First approach is closer to event notification model, where you "fire" an event regardless of whether anyone is listening, or if listeners are capable of receiving. It may be simpler to design. Downside is, if client is overloaded, networking will need to discard some of these changes.

With second approach, simulation isn't concerned with networking, it simply simulates from one state to another. When activated, networking will scan the most recent state and try to send as much as client and network stack can accept in that moment. This approach may scale better once clients get overloaded, since data which cannot be sent doesn't get processed.

Representation of state may be an issue. With first approach you can get by with single state (and possible a partial temporary one). For second approach, you either need to maintain full per-client state , or keep track of last n states (where n is large enough for slowest client to still be able to receive enough data to maintain valid state).

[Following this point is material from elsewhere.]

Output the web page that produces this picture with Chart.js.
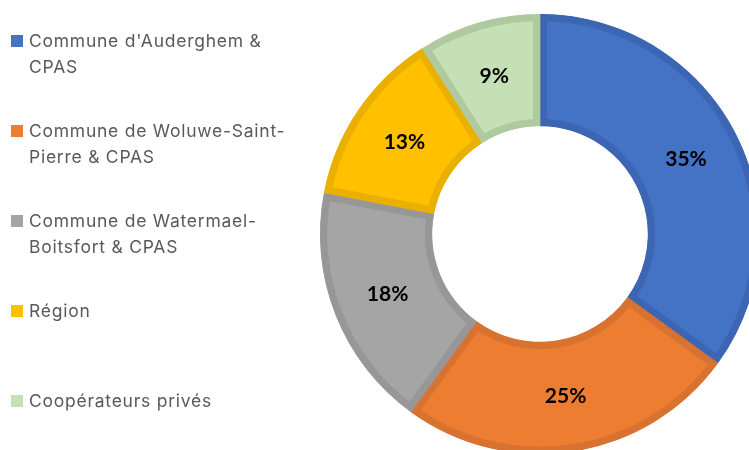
<!DOCTYPE html>
<html>
<head>
<meta charset="utf-8">
<script src="https://cdn.jsdelivr.net/npm/chart.js@4/dist/chart.umd.min.js"></script>
<style>
html, body { margin: 0; padding: 0; background: #ffffff; overflow: hidden; }
#wrap { position: relative; width: 749px; height: 450px; }
#c { position: absolute; left: 0; top: 0; }
#legend { position: absolute; left: 0; top: 0; width: 320px; height: 450px; }
.item { position: absolute; left: 29px; font-family: Inter, "Noto Sans", sans-serif; font-size: 17.5px; letter-spacing: 0.75px; line-height: 26px; color: #595959; white-space: nowrap; }
.box { position: absolute; left: -18px; width: 12px; height: 12px; }
</style>
</head>
<body>
<div id="wrap">
  <canvas id="c" width="749" height="450"></canvas>
  <div id="legend"></div>
</div>
<script>
// ---- data ----
const categories = [
  ["Commune d'Auderghem &", "CPAS"],
  ["Commune de Woluwe-Saint-", "Pierre & CPAS"],
  ["Commune de Watermael-", "Boitsfort & CPAS"],
  ["Région"],
  ["Coopérateurs privés"]
];
const shares = [35, 25, 18, 13, 9];

// ---- styles ----
const fillColors   = ["#4472C4", "#ED7D31", "#A5A5A5", "#FFC000", "#C5E0B4"];
const borderColors = ["#3C66B3", "#D87230", "#979797", "#EAB000", "#AFCA9F"];

const labelPlugin = {
  id: 'pctLabels',
  afterDatasetsDraw(chart) {
    const ctx = chart.ctx;
    const meta = chart.getDatasetMeta(0);
    const data = chart.data.datasets[0].data;
    const total = data.reduce((a, b) => a + b, 0);
    ctx.save();
    ctx.font = 'bold 21px Lato, "Open Sans", sans-serif';
    ctx.fillStyle = '#000000';
    ctx.textAlign = 'center';
    ctx.textBaseline = 'middle';
    meta.data.forEach((arc, i) => {
      const p = arc.tooltipPosition();
      const pct = Math.round(data[i] / total * 100) + '%';
      ctx.fillText(pct, p.x, p.y);
    });
    ctx.restore();
  }
};

const chart = new Chart(document.getElementById('c'), {
  type: 'doughnut',
  data: {
    labels: categories,
    datasets: [{
      data: shares,
      backgroundColor: fillColors,
      borderColor: borderColors,
      borderWidth: 7,
      borderAlign: 'inner',
      hoverOffset: 0,
      clip: false
    }]
  },
  options: {
    responsive: false,
    animation: false,
    radius: 220,
    cutout: '49%',
    rotation: 0,
    layout: { padding: { left: 331, top: 18, right: 0, bottom: 0 } },
    plugins: {
      legend: { display: false },
      tooltip: { enabled: false }
    },
    events: []
  },
  plugins: [labelPlugin]
});

// HTML legend built from the chart's own labels and colours
const legend = document.getElementById('legend');
chart.data.labels.forEach((lines, i) => {
  const item = document.createElement('div');
  item.className = 'item';
  item.style.top = (28 + i * 90) + 'px';
  const box = document.createElement('span');
  box.className = 'box';
  box.style.background = fillColors[i];
  box.style.top = '7px';
  item.appendChild(box);
  lines.forEach((t, j) => {
    if (j > 0) item.appendChild(document.createElement('br'));
    item.appendChild(document.createTextNode(t));
  });
  legend.appendChild(item);
});
</script>
</body>
</html>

The math (let's say network packets are 500 bytes):
- 100Mbit network can send ~21000 such packets per second ~= 0.05ms per packet

If your sending routine takes more than that to generate a single packet, you will not be able to utilize full bandwidth

- Network buffer can be up to 64k, or ~130 packets x 0.05ms = 6.5ms

You can send 130 such packets before you fill up the buffer. You need to send at least once per 6.5 ms, but not more often than once per 0.05ms to fully utilize 100Mbit network.

Serialization in trivial case is just a memcpy, and you can assume 1Gb/sec rate there. So it should take a fraction of 0.05ms. Determining state changes may be more expensive.

PS: those approximations are just that. YMMV.
I see, thanks for that. Actually for my purposes, simulation is mostly reflection of client data, the world itself is rather static. For this reason I currently do work on the server only when client state changes, i.e. when a client sends an action to the server. In such system, I have no periodic intervals at which to send queued outgoing data and I was thus wondering if I should just send data like this

if (client has moved) {  for all clients in range {     send update  }}


or like this

if (client has moved) {  for all clients in range {     store update message to client's outgoing buffer  }}...for all clientd with outgoing messages {  send messages in client's outgoing buffer}


I think in the long run I will rather have a loop-based simulation because some things like cleanup of dropped items need to occur periodically anyway and then I would opt to group the sends instead of emitting them all over the place.

Ok, I didn't mean to change the subject of the thread that much, apologies for that.